Liberman’s No-New-Tax Taxation Plans

YERUSHALAYIM -
Israel’s Finance Minister Avigdor Liberman. (Yonatan Sindel/Flash90)

Finance Minister Avigdor Liberman pursued his program of no new taxes—with exceptions—on Tuesday.

Liberman repeated his claim that the upcoming budget will not include tax increases, but will promote economic growth through deregulations, investment in infrastructure and greater economic efficiency, according to The Times of Israel.

However, he did not acknowledge that the budget will call for a raise in taxes for residential properties, though lower taxes for commercial properties and businesses.

Despite his promise not to raise taxes, Liberman announced at the press briefing on Tuesday that Israelis can expect a congestion charge for cars traveling in the Tel Aviv metropolitan region during the morning and evening rush hours. This would be part of the Economic Arrangements bill, a supplementary budget will accompany the main state budget through the Knesset.
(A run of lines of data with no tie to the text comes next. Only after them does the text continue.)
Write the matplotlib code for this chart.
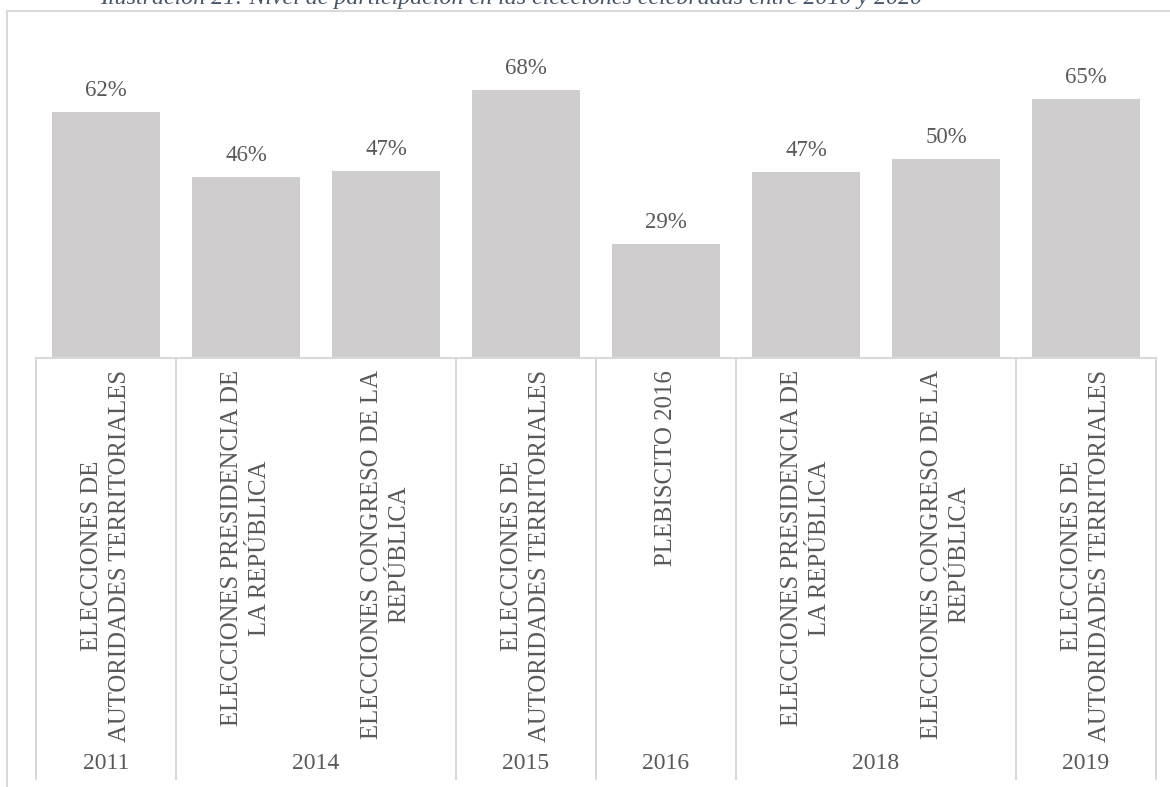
import matplotlib
matplotlib.use("Agg")
import matplotlib.pyplot as plt
from matplotlib.patches import Rectangle

# data
categories = [
    "ELECCIONES DE\nAUTORIDADES TERRITORIALES",
    "ELECCIONES PRESIDENCIA DE\nLA REPÚBLICA",
    "ELECCIONES CONGRESO DE LA\nREPÚBLICA",
    "ELECCIONES DE\nAUTORIDADES TERRITORIALES",
    "PLEBISCITO 2016",
    "ELECCIONES PRESIDENCIA DE\nLA REPÚBLICA",
    "ELECCIONES CONGRESO DE LA\nREPÚBLICA",
    "ELECCIONES DE\nAUTORIDADES TERRITORIALES",
]
participation = [62.1, 45.6, 47.2, 67.7, 28.8, 47.0, 50.3, 65.4]
years = ["2011", "2014", "2015", "2016", "2018", "2019"]
year_groups = [1, 2, 1, 1, 2, 1]  # how many categories fall under each year

title = "Ilustración 21: Nivel de participación en las elecciones celebradas entre 2010 y 2020"

plt.rcParams['font.family'] = ['Liberation Serif', 'DejaVu Serif']
text_col = '#595959'
line_col = '#d9d9d9'

W, H = 1170, 787
fig = plt.figure(figsize=(W / 100, H / 100), dpi=100)

# outer chart frame
fig.patches.append(Rectangle((7 / W, -0.05), 1.1, (H - 10.5) / H + 0.05,
                             transform=fig.transFigure, fill=False,
                             edgecolor=line_col, linewidth=1.5))
# the caption sits mostly above the picture, as in the source image
fig.text(100 / W, (H - 4) / H, title, ha='left', va='baseline',
         fontstyle='italic', fontsize=17.3, color='#44546a')

ax_bottom = H - 358
ax_top = H - (358 - 80 * 3.96)
ax = fig.add_axes([36 / W, ax_bottom / H, (1156 - 36) / W, (ax_top - ax_bottom) / H])
ax_h = ax_top - ax_bottom

x = list(range(len(participation)))
ax.bar(x, participation, width=108 / 140, color='#cfcdce')
ax.set_xlim(-0.5, len(x) - 0.5)
ax.set_ylim(0, 80)
ax.axis('off')

for xi, v in zip(x, participation):
    ax.annotate(f"{round(v)}%", (xi, v), xytext=(0, 8), textcoords='offset points',
                ha='center', va='bottom', fontsize=16.5, color=text_col)

trans = ax.get_xaxis_transform()
for xi, lab in zip(x, categories):
    ax.text(xi, -12 / ax_h, lab, rotation=90, ha='center', va='top',
            multialignment='center', fontsize=17.8, color=text_col,
            transform=trans, linespacing=1.3)

# axis line and year separators
ax.plot([-0.5, len(x) - 0.5], [0, 0], color=line_col, lw=1.5, clip_on=False,
        transform=trans)
bottom_y = -(779 - 358) / ax_h
start = -0.5
ax.plot([start, start], [0, bottom_y], color=line_col, lw=1.5, clip_on=False, transform=trans)
for yr, n in zip(years, year_groups):
    end = start + n
    ax.plot([end, end], [0, bottom_y], color=line_col, lw=1.5, clip_on=False, transform=trans)
    ax.text((start + end) / 2, -(764 - 358) / ax_h, yr, ha='center', va='center',
            fontsize=17, color=text_col, transform=trans)
    start = end

fig.savefig("out.png", dpi=100)
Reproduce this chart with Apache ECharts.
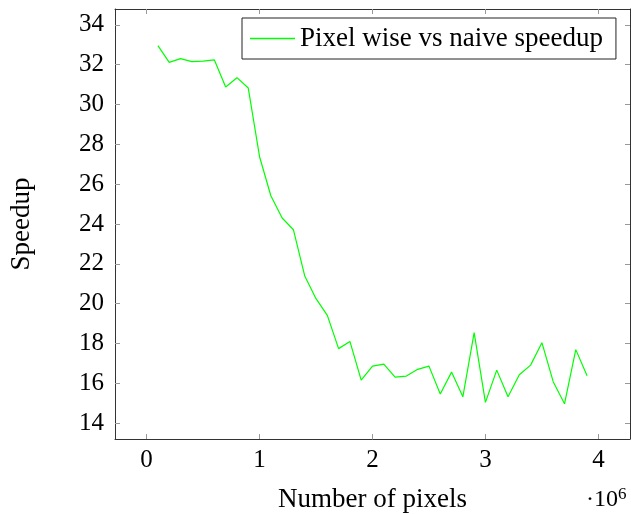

When answering questions from reporters, Liberman maintained that there was no contradiction between his promise not to raise taxes and the proposed congestion charge, which would be aimed at deterring cars from entering the traffic-jammed center in favor of public transport, rather than to fill the Treasury’s coffers, Globes reported.

He also indicated that his heart is not in it, and he won’t be fighting for its passage: “Regarding the congestion charge, we have not come to replace other ministries. If the Ministry of Transport supports it, we will move ahead with it, and if not then we won’t. I don’t plan building an empire that replaces other ministries,” he said.

The bill envisages a graduated fee for private vehicles in the Tel Aviv Metropolitan region during weekdays with the charge collected electronically through cameras as on Road 6 and the Tel Aviv fast lane. The region will be divided into three fee zones – central Tel Aviv, and inner and outer rings.

Drivers on the outer zone between 6.30 am and 10 am will be charged NIS 5 for driving in the outer ring and NIS 10 for traveling in each of the outer ring and central Tel Aviv. Between 3 pm and 7 pm, drivers will be charged NIS 2.50 in the outer zone and NIS 5 in each of the inner zone and central Tel Aviv. Thus the maximum fee payable in one day will be NIS 37.50 and there will be discounts for drivers with subscriptions. Buses, taxis, emergency and some service vehicles will be exempt from the charge, said Globes.

The finance minister said that he plans to present the 2021-2022 state budget for a cabinet vote in the first week of August, with passage in the Knesset pass by the November deadline.